OBJECTIVE: Give back the full listing, character for character, with no pictures.

EXTRACTED ENTRIES:
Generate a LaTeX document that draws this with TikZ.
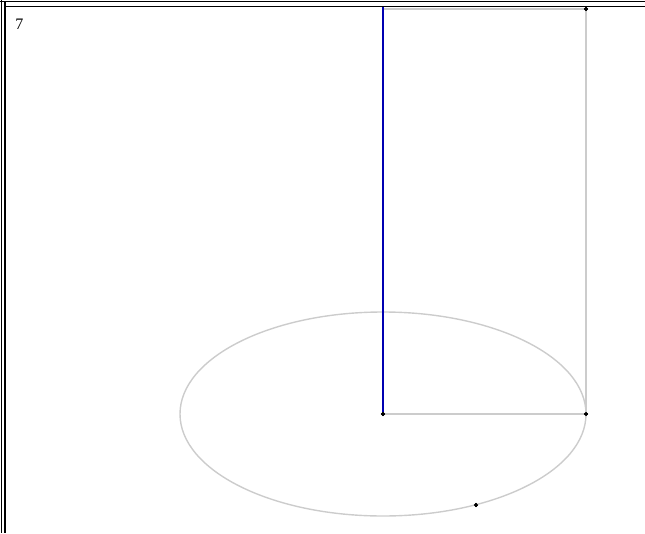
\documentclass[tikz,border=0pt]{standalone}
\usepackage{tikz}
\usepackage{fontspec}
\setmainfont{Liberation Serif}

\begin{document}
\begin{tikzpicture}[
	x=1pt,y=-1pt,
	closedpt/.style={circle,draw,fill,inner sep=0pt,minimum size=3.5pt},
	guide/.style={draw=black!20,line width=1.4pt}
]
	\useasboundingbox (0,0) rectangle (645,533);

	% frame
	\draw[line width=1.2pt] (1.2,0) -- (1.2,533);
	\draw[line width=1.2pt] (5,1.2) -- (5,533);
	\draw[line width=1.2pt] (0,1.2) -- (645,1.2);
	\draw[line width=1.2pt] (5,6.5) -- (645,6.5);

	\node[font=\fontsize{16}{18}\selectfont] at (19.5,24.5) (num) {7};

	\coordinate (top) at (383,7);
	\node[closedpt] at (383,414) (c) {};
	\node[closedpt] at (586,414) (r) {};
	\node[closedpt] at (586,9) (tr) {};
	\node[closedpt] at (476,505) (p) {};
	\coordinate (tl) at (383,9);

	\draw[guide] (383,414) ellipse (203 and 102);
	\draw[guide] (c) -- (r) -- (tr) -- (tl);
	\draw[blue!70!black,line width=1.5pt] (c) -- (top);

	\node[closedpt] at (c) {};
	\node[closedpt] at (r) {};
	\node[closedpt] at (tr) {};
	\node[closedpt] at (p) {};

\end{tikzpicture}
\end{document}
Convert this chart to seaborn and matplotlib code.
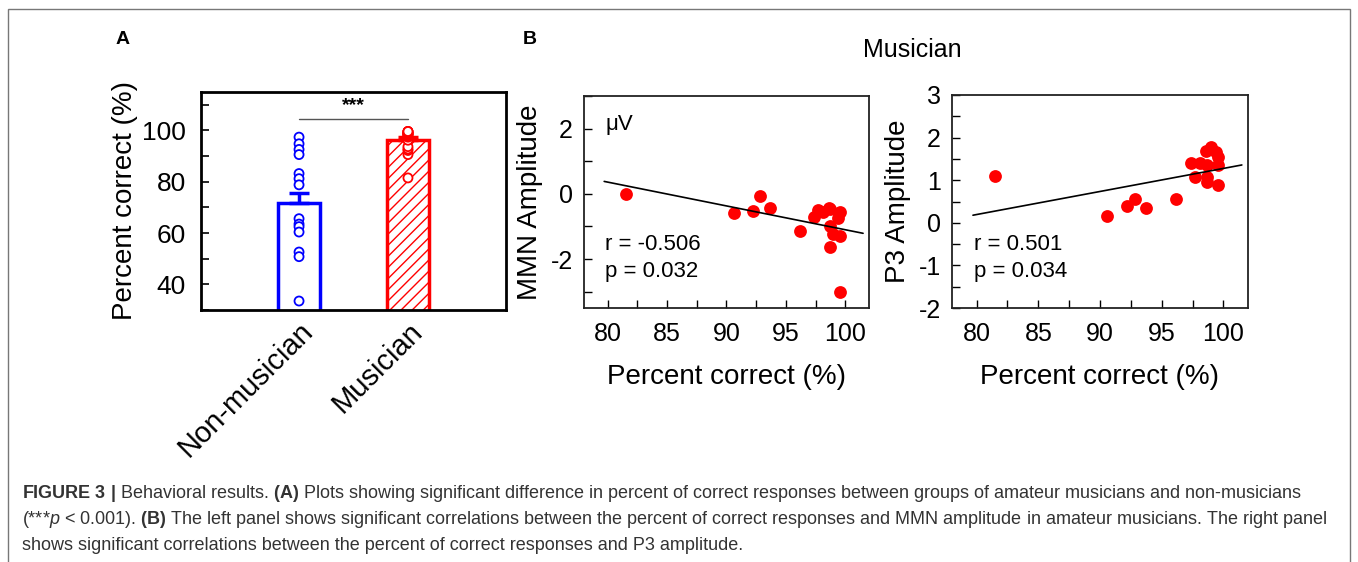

ANSWER BELOW:
Generate a LaTeX document that draws this with TikZ.
\documentclass[tikz,border=0pt]{standalone}
\usepackage{tikz}
\usepackage{fontspec}
\setmainfont{Liberation Serif}

\begin{document}
\begin{tikzpicture}[
	x=1pt,y=-1pt,
	closedpt/.style={circle,draw,fill,inner sep=0pt,minimum size=3.5pt},
	guide/.style={draw=black!20,line width=1.4pt}
]
	\useasboundingbox (0,0) rectangle (645,533);

	% frame
	\draw[line width=1.2pt] (1.2,0) -- (1.2,533);
	\draw[line width=1.2pt] (5,1.2) -- (5,533);
	\draw[line width=1.2pt] (0,1.2) -- (645,1.2);
	\draw[line width=1.2pt] (5,6.5) -- (645,6.5);

	\node[font=\fontsize{16}{18}\selectfont] at (19.5,24.5) (num) {7};

	\coordinate (top) at (383,7);
	\node[closedpt] at (383,414) (c) {};
	\node[closedpt] at (586,414) (r) {};
	\node[closedpt] at (586,9) (tr) {};
	\node[closedpt] at (476,505) (p) {};
	\coordinate (tl) at (383,9);

	\draw[guide] (383,414) ellipse (203 and 102);
	\draw[guide] (c) -- (r) -- (tr) -- (tl);
	\draw[blue!70!black,line width=1.5pt] (c) -- (top);

	\node[closedpt] at (c) {};
	\node[closedpt] at (r) {};
	\node[closedpt] at (tr) {};
	\node[closedpt] at (p) {};

\end{tikzpicture}
\end{document}
Convert this chart to seaborn and matplotlib code.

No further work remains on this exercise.